Partie d’un univers pop, Charlotte opère un virage artistique vers l’anatomie suite à une maladie qui frappe son grand-père, dont elle est très proche. Début 2019, l’artiste entame sa collection anatomique et rompt avec l’idée que ses créations doivent être portées. “Aujourd’hui, je fais plus de l’art-déco que du vêtement”, dit-elle. Un changement créatif qui s’est accompagné d’un déménagement à Lyon, dans le quartier de la Croix-Rousse, où elle a installé son atelier. “J’adore Lyon, je suis tombée amoureuse de cette ville. Il y a une forme d’entraide et de réseau que j’ai trouvée ici et que je n’avais pas à Paris. Les gens semblent plus ouverts.” Elle a rejoint le collectif Arts Pentes à son arrivée sur le Plateau.
Car, avec la popularité en ligne de la broderie, est née une véritable communauté autour de la discipline.
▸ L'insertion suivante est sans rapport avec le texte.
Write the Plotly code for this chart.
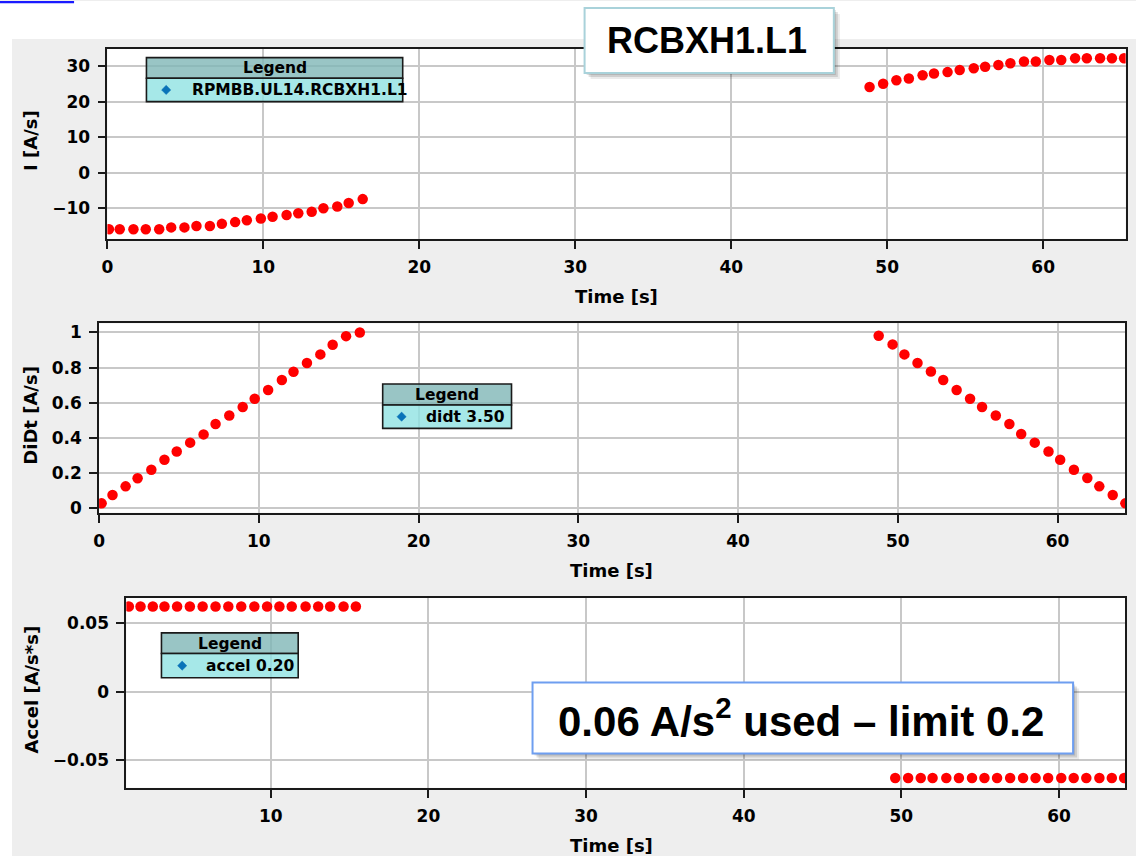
import plotly.graph_objects as go

# ---------------- data ----------------
i_time = [0.1, 0.79, 1.67, 2.46, 3.32, 4.09, 4.94, 5.71, 6.57, 7.34, 8.19, 8.94, 9.84, 10.59,
          11.49, 12.24, 13.1, 13.85, 14.74, 15.47, 16.37,
          48.87, 49.74, 50.59, 51.39, 52.27, 53.0, 53.87, 54.65, 55.55, 56.28, 57.13, 57.9,
          58.77, 59.53, 60.4, 61.16, 62.05, 62.8, 63.65, 64.41, 65.19]
i_values = [-16.0, -16.0, -16.0, -16.0, -16.0, -15.5, -15.5, -15.1, -15.1, -14.5, -14.0, -13.5,
            -13.0, -12.5, -12.0, -11.5, -11.1, -10.1, -9.6, -8.6, -7.5,
            24.2, 25.1, 26.1, 26.6, 27.5, 28.0, 28.4, 29.0, 29.5, 29.9, 30.4, 30.9,
            31.4, 31.4, 31.8, 31.8, 32.3, 32.3, 32.3, 32.3, 32.3]

didt_time = [0.16, 0.84, 1.66, 2.41, 3.27, 4.09, 4.86, 5.70, 6.54, 7.29, 8.15, 8.99, 9.74,
             10.58, 11.44, 12.17, 13.01, 13.85, 14.62, 15.46, 16.32,
             48.80, 49.67, 50.41, 51.23, 52.07, 52.84, 53.68, 54.52, 55.27, 56.13, 56.98,
             57.72, 58.57, 59.43, 60.16, 61.02, 61.86, 62.61, 63.45, 64.24]
didt_values = [0.026, 0.074, 0.123, 0.169, 0.218, 0.275, 0.322, 0.372, 0.419, 0.478, 0.527,
               0.575, 0.622, 0.672, 0.729, 0.776, 0.826, 0.875, 0.930, 0.979, 1.0,
               0.981, 0.932, 0.875, 0.826, 0.778, 0.729, 0.672, 0.622, 0.575, 0.527, 0.478,
               0.421, 0.372, 0.322, 0.275, 0.218, 0.171, 0.123, 0.074, 0.026]

accel_time = [1.0, 1.74, 2.52, 3.26, 4.06, 4.87, 5.68, 6.50, 7.31, 8.13, 8.96, 9.77, 10.55,
              11.33, 12.21, 13.01, 13.77, 14.62, 15.40,
              49.61, 50.43, 51.23, 51.98, 52.85, 53.65, 54.48, 55.27, 56.07, 56.90, 57.72,
              58.51, 59.31, 60.14, 60.93, 61.73, 62.56, 63.35, 64.13]
accel_values = [0.0622] * 19 + [-0.0628] * 19

x_ticks = [0, 10, 20, 30, 40, 50, 60]
i_ticks = [-10, 0, 10, 20, 30]
didt_ticks = [0, 0.2, 0.4, 0.6, 0.8, 1]
didt_ticklabels = ["0", "0.2", "0.4", "0.6", "0.8", "1"]
accel_ticks = [-0.05, 0, 0.05]
accel_ticklabels = ["\u22120.05", "0", "0.05"]

title_text = "RCBXH1.L1"
note_text = "0.06 A/s<sup>2</sup> used \u2013 limit 0.2"
legend_labels = ["RPMBB.UL14.RCBXH1.L1", "didt 3.50", "accel 0.20"]
y_titles = ["I [A/s]", "DiDt [A/s]", "Accel [A/s*s]"]
x_title = "Time [s]"

# ---------------- layout helpers ----------------
W, H = 1136, 856
# the page is shown slightly shrunk and shifted; map target pixels to paper coordinates
SC, OX, OY = 0.9937, 7.0, 0.0


def X(px):
    return ((px - OX) / SC) / W


def Y(py):
    return 1 - ((py - OY) / SC) / H


FONT = "DejaVu Sans"
TICKFONT = dict(family=FONT, size=17, color="#000000", weight="bold")
GRID = "#c8c8c8"
LINE = "#1a1a1a"

fig = go.Figure()

marker = dict(color="#ff0000", size=10.5, line=dict(width=0))
fig.add_trace(go.Scatter(x=i_time, y=i_values, mode="markers", marker=marker,
                         xaxis="x", yaxis="y", name=legend_labels[0], showlegend=False))
fig.add_trace(go.Scatter(x=didt_time, y=didt_values, mode="markers", marker=marker,
                         xaxis="x2", yaxis="y2", name=legend_labels[1], showlegend=False))
fig.add_trace(go.Scatter(x=accel_time, y=accel_values, mode="markers", marker=marker,
                         xaxis="x3", yaxis="y3", name=legend_labels[2], showlegend=False))


def xax(domain, rng, anchor):
    return dict(domain=domain, range=rng, anchor=anchor, tickvals=x_ticks,
                showgrid=True, gridcolor=GRID, gridwidth=1.8, zeroline=False,
                showline=True, linecolor=LINE, linewidth=1.8, mirror=True,
                ticks="outside", ticklen=8, tickwidth=1.6, tickcolor=LINE,
                tickfont=TICKFONT, ticklabelstandoff=4)


def yax(domain, rng, anchor, vals, texts=None):
    d = dict(domain=domain, range=rng, anchor=anchor, tickvals=vals,
             showgrid=True, gridcolor=GRID, gridwidth=1.8, zeroline=False,
             showline=True, linecolor=LINE, linewidth=1.8, mirror=True,
             ticks="outside", ticklen=8, tickwidth=1.6, tickcolor=LINE,
             tickfont=TICKFONT, ticklabelstandoff=4)
    if texts is not None:
        d["ticktext"] = texts
    return d


layout = dict(
    width=W, height=H, margin=dict(l=0, r=0, t=0, b=0),
    paper_bgcolor="#eeeeee", plot_bgcolor="white", showlegend=False,
    xaxis=xax([X(108.3), X(1125.5)], [0, 65.29], "y"),
    yaxis=yax([Y(238), Y(48)], [-18.73, 34.94], "x", i_ticks),
    xaxis2=xax([X(100), X(1125.2)], [0, 64.24], "y2"),
    yaxis2=yax([Y(512), Y(322.7)], [-0.0268, 1.0513], "x2", didt_ticks, didt_ticklabels),
    xaxis3=xax([X(127.2), X(1125.1)], [0.84, 64.2], "y3"),
    yaxis3=yax([Y(787.3), Y(597.3)], [-0.0699, 0.0685], "x3", accel_ticks, accel_ticklabels),
)
fig.update_layout(**layout)

shapes = []
annotations = []


def rect(x0, y0, x1, y1, fill, line_color=None, line_width=0, layer="above"):
    shapes.append(dict(type="rect", xref="paper", yref="paper",
                       x0=X(x0), x1=X(x1), y0=Y(y1), y1=Y(y0),
                       fillcolor=fill, layer=layer,
                       line=dict(color=line_color or "rgba(0,0,0,0)", width=line_width)))


# white page margins around the gray window, and the blue link underline at top-left
rect(0, 0, 1136, 38, "white", layer="below")
rect(0, 0, 13, 856, "white", layer="below")
rect(0, 0, 75, 2.2, "#1a1aff", layer="below")

# axis titles
for cy, cx in [(296, 617), (570, 612), (845, 612)]:
    annotations.append(dict(x=X(cx), y=Y(cy), xref="paper", yref="paper", text=x_title,
                            showarrow=False, xanchor="center", yanchor="middle",
                            font=dict(family=FONT, size=18, color="#000000", weight="bold")))
for txt, cy in zip(y_titles, [140, 415, 689]):
    annotations.append(dict(x=X(32), y=Y(cy), xref="paper", yref="paper", text=txt,
                            textangle=-90, showarrow=False, xanchor="center", yanchor="middle",
                            font=dict(family=FONT, size=18, color="#000000", weight="bold")))


# legend boxes (header + body), semi-transparent like the reference
def legend_box(x0, x1, y0, ymid, y1, dx, tx, label):
    rect(x0, y0, x1, ymid, "rgba(128,183,183,0.8)", LINE, 1.6)
    rect(x0, ymid, x1, y1, "rgba(144,226,226,0.8)", LINE, 1.6)
    annotations.append(dict(x=X((x0 + x1) / 2), y=Y((y0 + ymid) / 2 + 0.5), xref="paper",
                            yref="paper", text="Legend", showarrow=False,
                            xanchor="center", yanchor="middle",
                            font=dict(family=FONT, size=15.5, color="#000000", weight="bold")))
    cy = (ymid + y1) / 2
    r = 4.6
    path = "M {},{} L {},{} L {},{} L {},{} Z".format(
        X(dx), Y(cy - r), X(dx + r), Y(cy), X(dx), Y(cy + r), X(dx - r), Y(cy))
    shapes.append(dict(type="path", xref="paper", yref="paper", path=path,
                       fillcolor="#0a73b8", line=dict(color="#0a73b8", width=0.5)))
    annotations.append(dict(x=X(tx), y=Y(cy + 0.5), xref="paper", yref="paper", text=label,
                            showarrow=False, xanchor="left", yanchor="middle",
                            font=dict(family=FONT, size=15.5, color="#000000", weight="bold")))


legend_box(147.3, 403.3, 56.7, 77.3, 100.7, 167, 190.5, legend_labels[0])
legend_box(383.3, 512, 383.3, 404.3, 427.7, 402.2, 424.5, legend_labels[1])
legend_box(162.3, 298.9, 632.3, 653, 677.3, 183, 204.5, legend_labels[2])


# callout boxes with soft shadow
def callout(x0, y0, x1, y1, border, text, size, cx, cy):
    rect(x0 + 6, y0 + 6, x1 + 6, y1 + 6, "rgba(0,0,0,0.08)")
    rect(x0 + 4, y0 + 4, x1 + 4, y1 + 4, "rgba(0,0,0,0.12)")
    rect(x0 + 2, y0 + 2, x1 + 2, y1 + 2, "rgba(0,0,0,0.12)")
    rect(x0, y0, x1, y1, "white", border, 2)
    annotations.append(dict(x=X(cx), y=Y(cy), xref="paper", yref="paper", text=text,
                            showarrow=False, xanchor="center", yanchor="middle",
                            font=dict(family="Liberation Sans", size=size, color="black",
                                      weight="bold")))


callout(585, 7, 834, 72, "#a9d2da", title_text, 36, 707.5, 40)
callout(533, 682, 1073, 753, "#6e9ef0", note_text, 42, 801, 718)

fig.update_layout(shapes=shapes, annotations=annotations)
fig.write_html("out.html")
Les brodeuses échangent entre elles et les amateurs se partagent leurs créations. “Il y a une vraie solidarité chez les brodeuses, on a toutes notre patte, personne ne se fait concurrence. La communauté est hyper présente sur Instagram. On se suit toutes et on s’écrit, il y a une ambiance hyper bienveillante”, se réjouit l’artiste. Aujourd’hui, Charlotte continue de construire son projet et s’approche d’une stabilité financière bienvenue. Elle vend ses créations pièce par pièce sur Internet, refusant d’aller frapper aux portes des grands magasins, dont les marges sont trop grandes. En attendant, elle complète son activité avec des cours de broderie que des grandes marques lui commandent ponctuellement. Bientôt, la jeune Croix-Roussienne espère réaliser son rêve d’artiste : être exposée dans une galerie lyonnaise.